Monday, August 9, 2010

Being done

Cascade was unspectacular. Perhaps the 20hrs of riding the week before were too much, perhaps I just peaked somewhere on the Thursday Nighter that week and my body shut down. Who knows. At any rate, it was fun lining up to an NRC race and stressful as hell in some parts, but it sure opened the eyes to the differences between "elite", "really elite", and "totally pro" levels of riding. It was awesome and I'm thankful to Rubicon for giving me the chance to ride. I flatted out 22k into the first climb up Bachelor on the Friday stage, and didn't get myself off the road quickly enough and got a slow wheel change, involving a broken skewer, a poorly fitting wheel, and general chaos and bad luck. In the ensuing 117km I failed to catch back up to the UHC driven Pro/1 field (imagine that). Time cut, and fined by some dumbass official for imaginary drafting and "mixing in" with the women's breakaway (neither of which was possible, I was well behind their cars plus out in the other lane the whole time), so it was a miserable day. So it goes.
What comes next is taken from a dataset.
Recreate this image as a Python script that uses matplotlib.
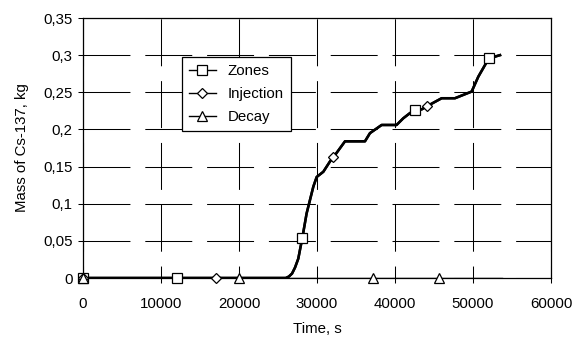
import numpy as np
import matplotlib
matplotlib.use('Agg')
import matplotlib.pyplot as plt
from matplotlib.lines import Line2D

plt.rcParams['font.family'] = ['Liberation Sans', 'DejaVu Sans']
plt.rcParams['font.size'] = 10.8
plt.rcParams['lines.scale_dashes'] = False

# Mass curve (Zones and Injection lie on top of each other)
time_s = [0, 26000, 26400, 26800, 27180, 27600, 27820, 28120, 28670, 29100, 29530, 29960,
          30810, 31670, 32100, 33590, 36150, 36790, 38290, 40200, 41060, 41920,
          42560, 43420, 44060, 45980, 47690, 49830, 50680, 52050, 52820, 53460]
mass_kg = [0, 0, 0.002, 0.006, 0.014, 0.026, 0.038, 0.054, 0.087, 0.105, 0.123, 0.136,
           0.143, 0.157, 0.1625, 0.184, 0.184, 0.195, 0.206, 0.206, 0.215, 0.222,
           0.226, 0.227, 0.231, 0.242, 0.242, 0.251, 0.271, 0.296, 0.298, 0.300]

decay_t = [0, 53700]
decay_m = [0, 0]

# where the markers sit on each series
zones_mark_t = [0, 12000, 28120, 42560, 52050]
injection_mark_t = [0, 17000, 32100, 44060]
decay_mark_t = [0, 20000, 37200, 45600]

x_ticks = [0, 10000, 20000, 30000, 40000, 50000, 60000]
y_ticks = [0, 0.05, 0.1, 0.15, 0.2, 0.25, 0.3, 0.35]
y_labels = ['0', '0,05', '0,1', '0,15', '0,2', '0,25', '0,3', '0,35']

fig = plt.figure(figsize=(5.82, 3.38), dpi=100)
ax = fig.add_axes([83 / 582, 60 / 338, 468 / 582, 260 / 338])

# lines
ax.plot(time_s, mass_kg, color='black', lw=1.8, zorder=3)
ax.plot(time_s, mass_kg, color='black', lw=1.8, zorder=3)
ax.plot(decay_t, decay_m, color='black', lw=1.0, zorder=3)

# markers
mk = dict(ls='none', mfc='white', mec='black', mew=0.9, clip_on=False, zorder=4)
ax.plot(zones_mark_t, np.interp(zones_mark_t, time_s, mass_kg), marker='s', ms=6.5, **mk)
ax.plot(injection_mark_t, np.interp(injection_mark_t, time_s, mass_kg), marker='D', ms=5, **mk)
ax.plot(decay_mark_t, np.interp(decay_mark_t, decay_t, decay_m), marker='^', ms=7, **mk)

ax.set_xlim(0, 60000)
ax.set_ylim(0, 0.35)
ax.set_xticks(x_ticks)
ax.set_xticklabels([str(t) for t in x_ticks])
ax.set_yticks(y_ticks)
ax.set_yticklabels(y_labels)
ax.tick_params(axis='x', direction='out', length=3.6, width=0.75, pad=10)
ax.tick_params(axis='y', direction='out', length=3.6, width=0.75, pad=4)

# long dashed grid, dashes start at left edge / top edge
ax.yaxis.grid(True, color='black', lw=0.75, linestyle=(0, (33.8, 10.7)))
ax.xaxis.grid(True, color='black', lw=0.75, linestyle=(25.2, (33.8, 10.7)))
ax.set_axisbelow(True)
for s in ax.spines.values():
    s.set_linewidth(0.9)

ax.set_xlabel('Time, s', labelpad=8)
ax.set_ylabel('Mass of Cs-137, kg', labelpad=10)

handles = [
    Line2D([], [], color='black', lw=1.0, marker='s', ms=6.5, mfc='white', mec='black', mew=0.9),
    Line2D([], [], color='black', lw=1.0, marker='D', ms=5, mfc='white', mec='black', mew=0.9),
    Line2D([], [], color='black', lw=1.0, marker='^', ms=7, mfc='white', mec='black', mew=0.9),
]
leg = fig.legend(handles, ['Zones', 'Injection', 'Decay'], loc='upper left',
                 bbox_to_anchor=(182 / 582, 1 - 57 / 338), frameon=True, fancybox=False,
                 framealpha=1, edgecolor='black', handlelength=1.8, handletextpad=0.8,
                 borderpad=0.45, labelspacing=0.6, borderaxespad=0)
leg.get_frame().set_linewidth(0.9)

fig.savefig('out.png', dpi=100)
Saturday I just did a slow 3hr ride and watched the crit, then hung up the bike for four days. When finally I got back on the bike, debating my racing options for the rest of the summer, I realized that my body was pretty much shut down. It's been a long time without a real break from either racing or training, and the whole body felt heavy and tired. The power is still there, but the good feelings just aren't.

The Tuesday crit has grown, it seems, over the years, and we now get a regular ~30 guys lining up and on a good night the wind blows hard from the North-West so that splits happen, breaks go, and pegging the pace in the gutter on the home stretch can do a good job of putting the hurt on the unwitting racers and set up a nice counter attack for a long breakaway. It's generally fun, and I love to race it hard. The more laps the better, but this week was only 30 laps and no-one gets sufficiently tired in 30 laps for the hammering to really split things up. I raced with less enthusiasm than normal and when the 3-lap-to-go flyer got brought back, I sat up on the back. My training journal entry for Tuesday reads "crit night. kind of dumb." And that's it.

Yesterday I almost didn't do the Thursday Nighter. But I rolled out anyways and couldn't make up my mind if I wanted to try and race it, or follow wheels and see what happened in the sprint. We started slowly and made it up over Welders as a group at the fairly pedestrian average of around 35kmph for those first 15 minutes, picking up on the hill but just bumming around until then. Right after the backside of that a little group went and I made the split second decision to jump on it, and away we went: Mark C, Rob, AP, Billy, and myself. A group that, if we put out heads down, should by all measure be able to ride clean away from the regular group. And that's what we eventually did, rolling 45kmph for the rest of the ride, though AP turned off at Briggs (resting for the State RR). My whole body felt like crap though the power was easy enough. I started with 20-25s pulls then started doing 45s turns, and as we picked up the speed in the last 25min or so we left the main group far, far behind. My breathing was easy, there was no pain, just Watts. Nothing happened. We kept turning and Sprinter's Hill felt like a cruise. Rob led it out at about 48kmph and ramped it up to 53 before the sprint, and I hit 62kmph coming from third wheel to take my first, and probably last, Thursday Nighter of the year.

It felt easy, I won a sprint (!!! - though that was possibly the best group of non-sprinters I could have asked for), and the form is definitely there. But form is fickle, and as any cyclist knows, sometimes very fleeting. Form seems to reside all through your body, from muscles to the nervous system and into the psyche of the cyclist. Some days the muscles are primed but the messages to go don't seem to get through from your brain stem, and some days your brain isn't in the right place to want to go. I cruised up McBeth and down Fox Hollow after the ride and stayed in the little ring all through town, feeling not tired but kind of empty. Not the usual post-ride kind of empty either, as I was hydrated and fed and well awake. Just the kind of empty where bikes took a backseat to the rest of life, as I thought about housework and job applications and my impending move up to Portland. When the garage door opened I looked at an empty hook on the ceiling and almost hung the race bike up on it.

It's been a few days now, and I haven't felt like riding yet. I did weed the yard and drifted the McKenzie with Matt to toss leech patterns at stubborn steelhead. In another month I'll be stalking birds and getting excited about my big game tags. Sometime in October I'll want to train again, but until then, I'm merely another recreational cyclist out for a spin once or twice a week when I feel like it.